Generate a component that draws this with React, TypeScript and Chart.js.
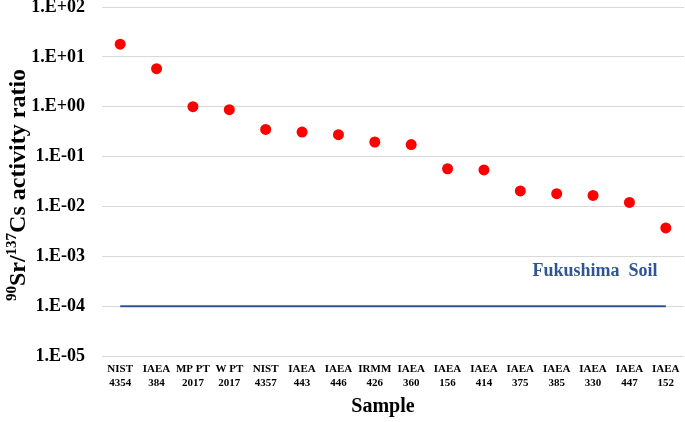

---+---

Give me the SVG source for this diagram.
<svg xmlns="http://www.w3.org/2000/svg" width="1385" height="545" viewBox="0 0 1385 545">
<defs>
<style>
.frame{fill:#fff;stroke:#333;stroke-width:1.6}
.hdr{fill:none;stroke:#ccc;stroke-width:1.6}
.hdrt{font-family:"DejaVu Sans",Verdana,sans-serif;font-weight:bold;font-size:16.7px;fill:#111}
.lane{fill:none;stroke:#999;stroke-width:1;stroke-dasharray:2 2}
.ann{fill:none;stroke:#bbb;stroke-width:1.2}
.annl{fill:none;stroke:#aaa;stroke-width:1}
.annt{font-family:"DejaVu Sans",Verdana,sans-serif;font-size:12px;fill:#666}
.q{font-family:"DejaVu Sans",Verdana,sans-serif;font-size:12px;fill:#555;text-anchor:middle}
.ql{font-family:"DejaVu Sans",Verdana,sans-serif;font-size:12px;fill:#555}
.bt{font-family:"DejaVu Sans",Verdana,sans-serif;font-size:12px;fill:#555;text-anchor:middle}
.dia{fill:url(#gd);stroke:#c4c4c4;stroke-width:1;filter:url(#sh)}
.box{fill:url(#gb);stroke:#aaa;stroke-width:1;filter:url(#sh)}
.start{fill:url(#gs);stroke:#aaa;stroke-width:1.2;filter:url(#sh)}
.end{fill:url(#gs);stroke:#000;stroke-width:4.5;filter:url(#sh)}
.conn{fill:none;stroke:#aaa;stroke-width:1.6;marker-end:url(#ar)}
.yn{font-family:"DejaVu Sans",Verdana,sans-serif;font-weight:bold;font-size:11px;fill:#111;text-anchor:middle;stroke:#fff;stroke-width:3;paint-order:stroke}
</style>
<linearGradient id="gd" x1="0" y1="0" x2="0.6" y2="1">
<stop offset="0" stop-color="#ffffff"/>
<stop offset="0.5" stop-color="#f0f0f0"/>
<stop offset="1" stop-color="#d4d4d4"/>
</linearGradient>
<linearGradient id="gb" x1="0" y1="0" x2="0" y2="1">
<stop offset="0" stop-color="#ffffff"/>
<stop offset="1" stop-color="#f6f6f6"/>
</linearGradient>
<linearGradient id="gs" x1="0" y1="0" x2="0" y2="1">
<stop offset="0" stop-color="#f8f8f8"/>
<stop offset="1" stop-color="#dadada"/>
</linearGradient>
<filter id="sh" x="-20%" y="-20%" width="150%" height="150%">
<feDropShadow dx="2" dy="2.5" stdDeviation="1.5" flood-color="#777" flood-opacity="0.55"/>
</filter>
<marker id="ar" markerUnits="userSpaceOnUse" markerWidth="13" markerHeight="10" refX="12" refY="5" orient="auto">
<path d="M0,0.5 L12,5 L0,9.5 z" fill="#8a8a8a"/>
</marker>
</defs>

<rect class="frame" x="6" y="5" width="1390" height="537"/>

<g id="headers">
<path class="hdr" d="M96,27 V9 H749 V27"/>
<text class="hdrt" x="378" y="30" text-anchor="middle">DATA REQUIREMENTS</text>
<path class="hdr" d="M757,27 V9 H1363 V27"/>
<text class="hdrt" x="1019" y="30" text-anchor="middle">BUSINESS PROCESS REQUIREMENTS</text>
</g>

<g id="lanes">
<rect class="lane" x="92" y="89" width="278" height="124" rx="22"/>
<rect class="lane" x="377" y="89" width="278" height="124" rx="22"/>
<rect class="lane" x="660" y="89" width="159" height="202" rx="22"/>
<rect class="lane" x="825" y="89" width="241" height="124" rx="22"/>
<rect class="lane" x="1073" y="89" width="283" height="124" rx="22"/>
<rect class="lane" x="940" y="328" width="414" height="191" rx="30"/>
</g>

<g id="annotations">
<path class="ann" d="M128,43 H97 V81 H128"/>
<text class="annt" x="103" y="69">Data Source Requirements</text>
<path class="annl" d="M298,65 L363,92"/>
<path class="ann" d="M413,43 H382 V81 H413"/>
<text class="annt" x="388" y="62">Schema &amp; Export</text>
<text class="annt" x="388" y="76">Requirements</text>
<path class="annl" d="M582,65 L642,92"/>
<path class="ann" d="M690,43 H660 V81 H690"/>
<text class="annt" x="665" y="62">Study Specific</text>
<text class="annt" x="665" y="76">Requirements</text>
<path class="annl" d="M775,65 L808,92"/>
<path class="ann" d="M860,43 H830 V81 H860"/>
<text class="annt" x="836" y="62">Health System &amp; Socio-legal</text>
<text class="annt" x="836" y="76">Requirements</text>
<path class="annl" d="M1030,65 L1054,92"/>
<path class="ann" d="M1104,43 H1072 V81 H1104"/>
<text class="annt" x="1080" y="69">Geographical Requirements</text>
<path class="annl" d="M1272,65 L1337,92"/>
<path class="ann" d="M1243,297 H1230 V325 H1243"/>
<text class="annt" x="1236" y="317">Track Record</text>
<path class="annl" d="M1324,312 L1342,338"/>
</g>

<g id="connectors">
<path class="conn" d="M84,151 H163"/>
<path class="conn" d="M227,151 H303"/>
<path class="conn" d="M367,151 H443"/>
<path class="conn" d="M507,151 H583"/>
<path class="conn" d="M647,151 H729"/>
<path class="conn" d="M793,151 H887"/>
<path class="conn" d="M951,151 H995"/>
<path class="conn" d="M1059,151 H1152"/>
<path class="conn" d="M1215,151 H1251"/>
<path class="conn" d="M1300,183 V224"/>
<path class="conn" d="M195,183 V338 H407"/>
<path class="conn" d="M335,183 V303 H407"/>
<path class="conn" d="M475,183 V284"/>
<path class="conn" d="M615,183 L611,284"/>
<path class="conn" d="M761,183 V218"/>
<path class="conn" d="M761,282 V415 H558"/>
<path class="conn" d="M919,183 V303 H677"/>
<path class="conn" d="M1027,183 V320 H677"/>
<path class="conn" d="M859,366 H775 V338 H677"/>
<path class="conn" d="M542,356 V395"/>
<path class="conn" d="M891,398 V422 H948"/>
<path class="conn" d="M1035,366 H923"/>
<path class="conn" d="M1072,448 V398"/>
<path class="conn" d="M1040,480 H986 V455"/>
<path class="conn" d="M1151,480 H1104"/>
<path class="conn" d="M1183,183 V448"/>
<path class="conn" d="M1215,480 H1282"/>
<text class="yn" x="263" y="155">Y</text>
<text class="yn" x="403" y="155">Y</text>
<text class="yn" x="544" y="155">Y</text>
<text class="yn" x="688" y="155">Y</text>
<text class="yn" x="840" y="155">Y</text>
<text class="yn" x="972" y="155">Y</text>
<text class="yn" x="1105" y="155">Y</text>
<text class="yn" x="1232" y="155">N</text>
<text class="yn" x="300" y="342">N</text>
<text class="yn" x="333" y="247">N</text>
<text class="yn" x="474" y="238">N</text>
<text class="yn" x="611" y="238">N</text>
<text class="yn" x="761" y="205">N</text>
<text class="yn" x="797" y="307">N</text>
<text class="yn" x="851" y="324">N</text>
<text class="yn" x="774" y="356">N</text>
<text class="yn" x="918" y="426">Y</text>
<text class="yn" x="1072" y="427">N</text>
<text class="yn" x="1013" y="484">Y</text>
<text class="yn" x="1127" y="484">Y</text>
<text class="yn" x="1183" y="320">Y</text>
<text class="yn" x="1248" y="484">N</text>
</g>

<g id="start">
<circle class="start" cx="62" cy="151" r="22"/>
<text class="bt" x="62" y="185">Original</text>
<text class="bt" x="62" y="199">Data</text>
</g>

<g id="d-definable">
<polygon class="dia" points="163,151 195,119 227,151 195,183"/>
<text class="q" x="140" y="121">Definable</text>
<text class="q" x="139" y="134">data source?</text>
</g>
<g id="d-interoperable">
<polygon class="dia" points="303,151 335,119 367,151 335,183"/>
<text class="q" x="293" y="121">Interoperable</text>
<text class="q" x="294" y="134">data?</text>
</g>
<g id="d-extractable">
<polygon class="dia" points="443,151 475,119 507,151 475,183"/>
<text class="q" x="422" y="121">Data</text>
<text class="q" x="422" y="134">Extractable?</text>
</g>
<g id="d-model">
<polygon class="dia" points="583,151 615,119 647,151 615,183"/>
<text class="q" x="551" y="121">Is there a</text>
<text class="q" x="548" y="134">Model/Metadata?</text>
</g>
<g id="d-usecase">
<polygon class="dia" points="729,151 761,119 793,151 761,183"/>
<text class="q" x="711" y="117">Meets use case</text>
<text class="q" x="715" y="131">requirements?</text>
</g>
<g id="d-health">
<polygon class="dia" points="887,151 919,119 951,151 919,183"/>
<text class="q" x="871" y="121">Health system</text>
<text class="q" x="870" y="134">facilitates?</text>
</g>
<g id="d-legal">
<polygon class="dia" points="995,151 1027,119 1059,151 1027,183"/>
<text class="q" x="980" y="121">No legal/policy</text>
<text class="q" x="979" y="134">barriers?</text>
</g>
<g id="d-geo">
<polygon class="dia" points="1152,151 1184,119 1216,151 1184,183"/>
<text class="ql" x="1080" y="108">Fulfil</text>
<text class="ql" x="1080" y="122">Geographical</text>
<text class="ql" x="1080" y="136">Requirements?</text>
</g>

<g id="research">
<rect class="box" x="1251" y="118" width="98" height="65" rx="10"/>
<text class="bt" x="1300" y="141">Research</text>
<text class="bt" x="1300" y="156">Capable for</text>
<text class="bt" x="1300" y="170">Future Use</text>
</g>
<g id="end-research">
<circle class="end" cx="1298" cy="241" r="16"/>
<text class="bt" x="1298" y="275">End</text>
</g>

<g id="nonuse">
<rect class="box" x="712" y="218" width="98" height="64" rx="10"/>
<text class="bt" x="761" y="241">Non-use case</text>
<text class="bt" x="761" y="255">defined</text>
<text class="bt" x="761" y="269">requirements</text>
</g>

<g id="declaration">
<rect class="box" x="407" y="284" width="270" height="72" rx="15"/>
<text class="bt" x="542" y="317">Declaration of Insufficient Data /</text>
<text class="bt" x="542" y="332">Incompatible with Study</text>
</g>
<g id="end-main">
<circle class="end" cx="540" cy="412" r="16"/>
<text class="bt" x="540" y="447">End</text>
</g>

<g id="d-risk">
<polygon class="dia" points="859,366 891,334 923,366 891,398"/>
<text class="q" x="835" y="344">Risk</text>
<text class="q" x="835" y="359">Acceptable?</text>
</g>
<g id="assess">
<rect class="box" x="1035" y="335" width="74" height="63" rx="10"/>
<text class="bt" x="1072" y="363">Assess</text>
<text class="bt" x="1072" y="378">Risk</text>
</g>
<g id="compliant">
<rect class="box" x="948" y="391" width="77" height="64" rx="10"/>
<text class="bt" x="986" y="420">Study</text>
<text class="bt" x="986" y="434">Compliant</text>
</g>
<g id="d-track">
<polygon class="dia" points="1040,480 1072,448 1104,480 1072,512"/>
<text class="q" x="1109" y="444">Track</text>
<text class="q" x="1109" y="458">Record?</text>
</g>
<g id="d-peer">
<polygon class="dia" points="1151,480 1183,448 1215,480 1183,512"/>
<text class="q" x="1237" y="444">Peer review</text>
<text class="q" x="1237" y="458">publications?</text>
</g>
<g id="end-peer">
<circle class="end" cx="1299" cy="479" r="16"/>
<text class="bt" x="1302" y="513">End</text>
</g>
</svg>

---+---

Exercise aim → Copy each line above containing the string "with".

Right answer →
Generate a component that draws this with React, TypeScript and Chart.js.
<text class="bt" x="542" y="332">Incompatible with Study</text>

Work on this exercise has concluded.